Let's say that the torque equation about the pivot (in the pivot's frame of reference) is shown below: $$k\sin\phi=I\ddot\phi$$ where $k$ is some arbitrary constant.
However, the pivot point is accelerating at $\textbf{a}$ in the inertial reference frame. Then how can we convert the torque equation from the pivot's frame of reference to the inertial reference frame? Thank you.
First off the equation presented is not correct because the torque about the pivot must contain terms that relate to the translational acceleration of the center of mass. The torque due to inertial forces is missing. It is better to just state that the torque of the joint at the pivot is known (and it is a function of the configuration of the system). Also, it is easier to treat a planar problem as a 3D problem and only consider the in-plane components in the end.
So I understand the problem as follows:
A planar rigid body with the center of mass at point C (see below) contains a "pivot point" (point A) below, with prescribed translational acceleration $\boldsymbol{a}_A = \pmatrix{ \ddot{x}_A & \ddot{y}_A & 0}^\top$, but free to rotate about this point. The axis of rotation coming out of the plane is $\boldsymbol{\hat{k}}$, and the angle of rotation is $\phi$. This pivot has known torque $ \boldsymbol{\tau}_A = \pmatrix{ 0 & 0 & \tau(\phi)}^\top$, which affects the motion of the body.
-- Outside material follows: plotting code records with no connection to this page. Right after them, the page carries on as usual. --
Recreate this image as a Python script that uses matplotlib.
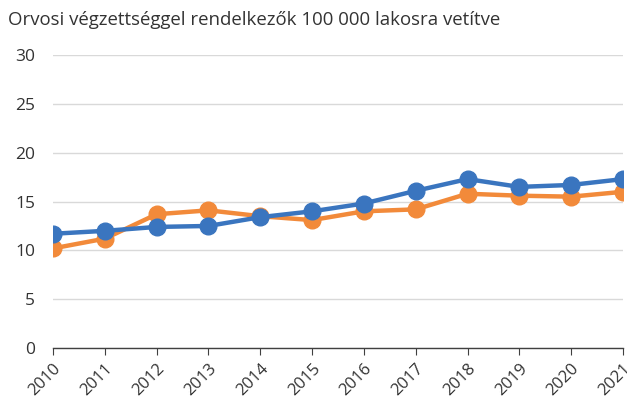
import matplotlib.pyplot as plt

years = [2010, 2011, 2012, 2013, 2014, 2015, 2016, 2017, 2018, 2019, 2020, 2021]
blue_values = [11.7, 12.0, 12.4, 12.5, 13.4, 14.0, 14.8, 16.1, 17.3, 16.5, 16.7, 17.3]
orange_values = [10.2, 11.2, 13.7, 14.1, 13.5, 13.1, 14.0, 14.2, 15.8, 15.6, 15.5, 16.0]
y_ticks = [0, 5, 10, 15, 20, 25, 30]

BLUE = "#3A75BF"
ORANGE = "#F28A3A"

plt.rcParams["font.family"] = ["Open Sans", "DejaVu Sans"]

fig = plt.figure(figsize=(6.27, 4.05), dpi=100)
ax = fig.add_axes([0.0845, 0.1407, 0.9091, 0.7233])

ax.plot(years, orange_values, color=ORANGE, linewidth=3.2, marker="o",
        markersize=12, zorder=3, solid_capstyle="round")
ax.plot(years, blue_values, color=BLUE, linewidth=3.2, marker="o",
        markersize=12, zorder=4, solid_capstyle="round")

ax.set_xlim(years[0], years[-1])
ax.set_ylim(0, 30)
ax.set_yticks(y_ticks)
ax.set_xticks(years)
ax.set_xticklabels([str(y) for y in years], rotation=45, ha="right",
                   rotation_mode="anchor", fontsize=12, color="#333333")
ax.tick_params(axis="y", length=0, pad=13, labelsize=12.5, labelcolor="#333333")
ax.tick_params(axis="x", length=5, color="#404040", pad=4)

ax.grid(axis="y", color="#D9D9D9", linewidth=1)
ax.set_axisbelow(True)
for side in ["top", "right", "left"]:
    ax.spines[side].set_visible(False)
ax.spines["bottom"].set_color("#404040")
ax.spines["bottom"].set_linewidth(1)

fig.text(0.013, 0.95, "Orvosi végzettséggel rendelkezők 100 000 lakosra vetítve",
         fontsize=13.4, color="#333333", ha="left", va="center")

fig.savefig("out.png", dpi=100)
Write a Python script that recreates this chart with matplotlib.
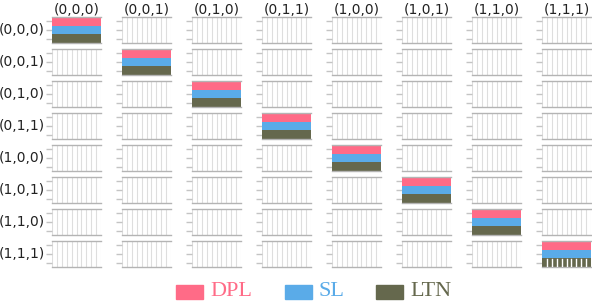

Write the equations of motion of such a system.
For convenience, I use the vector $\boldsymbol{c}_1 = \boldsymbol{r}_1 - \boldsymbol{r}_A = \pmatrix{c_x & c_y & 0}^\top$ to describe the position of the center of mass of body 1, relative to point A.
One way to solve this problem is to consider the following steps:
Kinematics - given the motion of the pivot, transform it as motion of the center of mass. $$ \begin{aligned} \boldsymbol{\omega}_1 &= \boldsymbol{\hat{k}}\,\dot \phi \\ \boldsymbol{\alpha}_1 &= \boldsymbol{\hat{k}}\, \ddot \phi \\ \boldsymbol{a}_C &= \boldsymbol{a}_A + \boldsymbol{\alpha}_1 \times \boldsymbol{c}_1 + \boldsymbol{\omega}_1 \times ( \boldsymbol{\omega}_1 \times \boldsymbol{c}_1) \end{aligned}$$
Forces and Torques - Account for all external & constraint forces and torques applied to the body. The pivot must supply a constraint force $\boldsymbol{F}_A = \pmatrix{A_x & A_y & 0}^\top$ as well as the known torque $\boldsymbol{\tau}_A$. If gravity is present, we can account for it with a force $\boldsymbol{W} = m_1 \boldsymbol{g} = \pmatrix{0 & -m_1 g & 0}^\top$ applied top the center of mass
Dynamics - Use the sum of forces and torques about the center of mass to relate to the motion of the center of mass. $$ \left. \begin{aligned} \boldsymbol{F}_A + \boldsymbol{W} & = m_1 \boldsymbol{a}_C \\ \\ \boldsymbol{\tau}_A -\boldsymbol{c}_1 \times \boldsymbol{F}_A &= \mathrm{I}_1 \boldsymbol{\alpha}_1 \end{aligned} \right\} \begin{aligned} A_x & = m_1 (\ddot{x}_A -c_y \ddot{\phi} -c_x \dot{\phi}^2) \\ A_y -m_1 g & = m_1 (\ddot{y}_A+c_x \ddot{\phi}-c_y \ddot{\phi}^2) \\ \tau(\phi) + c_y \,A_x -c_x \, A_y &= I_1 \ddot{\phi} \end{aligned} $$
which is three equations to be solved for three unknowns, the two reaction forces $A_x$, $A_y$, and the rotational acceleration $\ddot{\phi}$.
The correct equation relating rotational acceleration to applied torque $\tau_A = k \sin \phi$ involves the mass moment of inertia about the pivot $I_A = I_1 + m_1 (c_x^2+c_y^2)$ and it is $$ \boxed{ \tau_A + c_y m_1 \ddot{x}_A - c_x m_1 (g+\ddot{y}_A) = I_A \ddot \phi} $$
NOTE: A lot of out-of-plane terms have been neglected which should be present for a 3D system. For example the rotational acceleration vector in 3D is $\boldsymbol{\alpha}_1 = \boldsymbol{\hat{k}}\,\ddot{\phi} + \boldsymbol{\omega}_1 \times \boldsymbol{\hat{k}}\,\dot{\psi}$ but the last part is ingored because $\boldsymbol{\omega}_1$ is always parallel to $\boldsymbol{\hat{k}}$ in planar systems.